Mohler Lab, Room 453

This talk describes a new class of splitting methods for monotone operator problems developed by the author and P. Combettes. It can solve problems involving any finite number of operators and can operate in an asynchronous parallel manner. It has a unique feature for a decomposition algorithm: it does not need to visit every monotone operator at each iteration. The coordination step is based on the synchronous projective splitting technique developed by B. F. Svaiter and the author. One application of the method is an algorithm resembling the multi-block alternating direction method of multipliers (ADMM), but capable of highly asynchronous operation without restrictive assumptions on the problem or proximal parameters. Time permitting, we may also discuss an application to stochastic programming.

Bio Sketch: 

Jonathan Eckstein is a Professor in the department of Management Science and Information Systems at Rutgers University.

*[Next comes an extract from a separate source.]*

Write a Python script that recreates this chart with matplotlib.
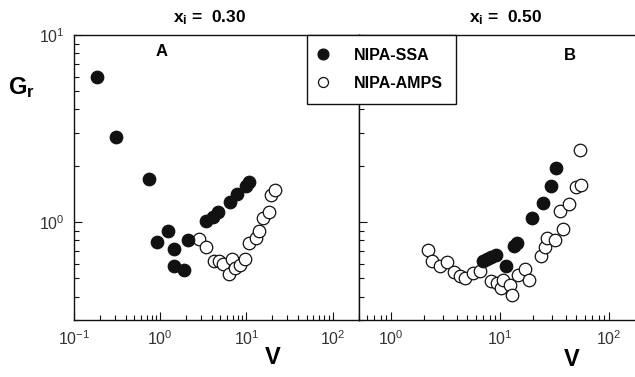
import matplotlib
matplotlib.use("Agg")
import matplotlib.pyplot as plt
from matplotlib.ticker import LogLocator, NullFormatter
from matplotlib.lines import Line2D

plt.rcParams["font.family"] = ["Liberation Sans", "DejaVu Sans"]
plt.rcParams["mathtext.fontset"] = "custom"
plt.rcParams["mathtext.rm"] = "Liberation Sans"
plt.rcParams["mathtext.bf"] = "Liberation Sans:bold"
plt.rcParams["mathtext.it"] = "Liberation Sans:italic"

# panel A, x_i = 0.30
a_ssa_v = [0.183, 0.308, 0.751, 0.93, 1.225, 1.43, 1.43, 1.87, 2.12,
           3.36, 4.09, 4.72, 6.40, 7.78, 10.0, 10.6]
a_ssa_g = [5.99, 2.86, 1.70, 0.782, 0.899, 0.720, 0.584, 0.556, 0.798,
           1.01, 1.063, 1.139, 1.278, 1.41, 1.56, 1.63]
a_amps_v = [2.79, 3.36, 4.17, 4.76, 5.30, 6.75, 6.22, 7.31, 8.36, 9.55,
            10.6, 12.8, 13.9, 15.5, 18.2, 19.2, 21.3]
a_amps_g = [0.814, 0.738, 0.621, 0.621, 0.599, 0.637, 0.530, 0.570, 0.592,
            0.637, 0.775, 0.824, 0.899, 1.054, 1.135, 1.40, 1.49]

# panel B, x_i = 0.50
b_ssa_v = [6.9, 7.5, 8.3, 9.2, 11.35, 13.3, 14.2, 19.5, 24.6, 28.9, 32.7]
b_ssa_g = [0.618, 0.632, 0.650, 0.671, 0.581, 0.749, 0.778, 1.053, 1.266,
           1.566, 1.95]
b_amps_v = [2.17, 2.36, 2.82, 3.24, 3.73, 4.23, 4.70, 5.61, 6.46, 8.27,
            9.25, 10.2, 10.6, 12.2, 12.9, 14.5, 16.7, 18.3, 23.4, 25.5,
            27.0, 31.5, 37.5, 35.0, 42.3, 49.8, 54.6, 53.4]
b_amps_g = [0.707, 0.618, 0.586, 0.613, 0.539, 0.514, 0.504, 0.535, 0.546,
            0.483, 0.475, 0.445, 0.493, 0.464, 0.410, 0.525, 0.562, 0.493,
            0.662, 0.737, 0.824, 0.807, 0.920, 1.14, 1.255, 1.55, 1.585, 2.44]

series_names = ["NIPA-SSA", "NIPA-AMPS"]
panel_titles = [r"$\mathbf{x_i}$ =  0.30", r"$\mathbf{x_i}$ =  0.50"]
panel_letters = ["A", "B"]

W, H = 635, 377
fig = plt.figure(figsize=(W / 100, H / 100), dpi=100)

ax_a = fig.add_axes([74 / W, 1 - 320 / H, 284.5 / W, 285 / H])
ax_b = fig.add_axes([358.5 / W, 1 - 320 / H, 283.6 / W, 285 / H])

ink = "#111111"
ms = 9

for ax, xlim, sv, sg, av, ag in [
    (ax_a, (0.1, 200), a_ssa_v, a_ssa_g, a_amps_v, a_amps_g),
    (ax_b, (0.5, 200), b_ssa_v, b_ssa_g, b_amps_v, b_amps_g),
]:
    ax.set_xscale("log")
    ax.set_yscale("log")
    ax.set_xlim(*xlim)
    ax.set_ylim(0.3, 10)
    ax.plot(av, ag, "o", ms=ms, mfc="white", mec=ink, mew=0.9, ls="none")
    ax.plot(sv, sg, "o", ms=ms, mfc=ink, mec=ink, mew=0.9, ls="none")
    for side in ax.spines.values():
        side.set_linewidth(1.0)
        side.set_color(ink)
    ax.xaxis.set_minor_locator(LogLocator(base=10, subs=range(2, 10), numticks=20))
    ax.yaxis.set_minor_locator(LogLocator(base=10, subs=range(2, 10), numticks=20))
    ax.xaxis.set_minor_formatter(NullFormatter())
    ax.yaxis.set_minor_formatter(NullFormatter())
    ax.tick_params(which="both", direction="in", top=False, right=False,
                   color=ink, width=0.8)
    ax.tick_params(which="major", length=6, labelsize=11.5, labelcolor="#333333", pad=7)
    ax.tick_params(which="minor", length=3.5)

ax_b.tick_params(axis="y", which="both", labelleft=False)

# titles, panel letters, axis labels
fig.text(210 / W, 1 - 18 / H, panel_titles[0], ha="center", va="center",
         fontsize=12.5, fontweight="bold")
fig.text(506 / W, 1 - 18 / H, panel_titles[1], ha="center", va="center",
         fontsize=12.5, fontweight="bold")
fig.text(162 / W, 1 - 52 / H, panel_letters[0], ha="center", va="center",
         fontsize=12, fontweight="bold")
fig.text(570 / W, 1 - 56 / H, panel_letters[1], ha="center", va="center",
         fontsize=12, fontweight="bold")
fig.text(8 / W, 1 - 88 / H, r"$\mathbf{G_r}$", ha="left", va="center", fontsize=17)
fig.text(273 / W, 1 - 358 / H, "V", ha="center", va="center",
         fontsize=17, fontweight="bold")
fig.text(572 / W, 1 - 360 / H, "V", ha="center", va="center",
         fontsize=17, fontweight="bold")

handles = [
    Line2D([], [], marker="o", ls="none", ms=7.8, mfc=ink, mec=ink, mew=0.9),
    Line2D([], [], marker="o", ls="none", ms=7.2, mfc="white", mec=ink, mew=0.9),
]
leg = fig.legend(handles, series_names, loc="upper left",
                 bbox_to_anchor=(307 / W, 1 - 35 / H), borderaxespad=0,
                 frameon=True, fancybox=False, framealpha=1, edgecolor=ink,
                 prop={"weight": "bold", "size": 11.5}, borderpad=0.8,
                 handlelength=0.4, handletextpad=1.75, labelspacing=0.83)
leg.get_frame().set_linewidth(1.0)

fig.savefig("out.png", dpi=100)
plt.close(fig)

His principle research interests are in numerical optimization algorithms, both continuous and discrete, and especially their implementation on parallel computing platforms. Areas of particular focus include augmented Lagrangian/proximal methods, branch-and-bound algorithms, and stochastic programming. He has also worked on risk-averse optimization modeling and on applying O.R. techniques to managing information systems. He completed his Ph.D. in Operations Research at M.I.T. in 1989, and then taught at Harvard Business School for two years. He then spent four years in the Mathematical Sciences Research Group of Thinking Machines, Inc. before joining Rutgers. At Rutgers, he led an effort establishing a new undergraduate major in Business Analytics and Information Technology ("BAIT"). In 2014, he was elected a fellow of INFORMS (the Institute for Operations Research and Management Science).